In April last year the government said it would scrap its so-called 'golden visa' programme granting residency rights to foreigners who make large investments in real estate in the country, which the Prime Minister Pedro Sanchez said would help make access to affordable housing 'a right instead of a speculative business'.
The average rent in Spain has almost doubled in the last 10 years.
The price per square meter rose from 7.2 euros in 2014 to 13 euros last year, according to real estate website Idealista.

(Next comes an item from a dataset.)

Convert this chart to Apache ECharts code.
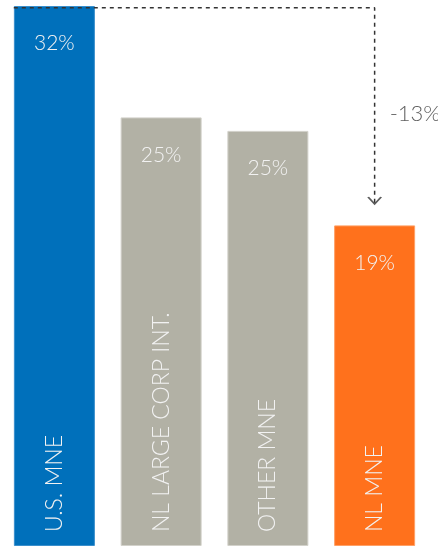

The increase is bigger in Madrid and Barcelona.
Incomes have failed to keep up, especially for younger people in a country with chronically high unemployment.
Spain does not have the public housing that other European nations have invested in to cushion struggling renters from a market that is pricing them out.
Spain was rocked by mass demonstrations last summer, as tens of thousands of fed up locals filled the streets to protest mass tourism.
Anti-tourism campaigners have long been contesting the current tourism model, claiming that many locals have been priced out by holidaymakers, expats and foreign buyers.
Last year, Spain saw a record-breaking number of tourists, with over 15 million visitors flocking to the island of Mallorca alone.
In response, protestors took to the streets across Spain, leaving countless visitors fuming after paying hundreds of pounds to enjoy their holidays abroad.
Actions included marches on the street with protesters chanting 'tourists go home', as well as demonstrations on beaches which saw locals boo and jeer at sun-soaked tourists.
In one particular instance, up to 50,000 locals descended onto the streets of the Mallorca capital Palma.
Meanwhile in Barcelona, some 2,800 people marched along a waterfront district of Barcelona to demand a new economic model that would reduce the millions of tourists that visit every year.
Protesters carried signs reading 'Barcelona is not for sale,' and, 'Tourists go home,' before some used water guns on tourists eating outdoors at restaurants in popular tourist hotspots.
Chants of 'Tourists out of our neighbourhood' rang out as some stopped in front of the entrances to hotels.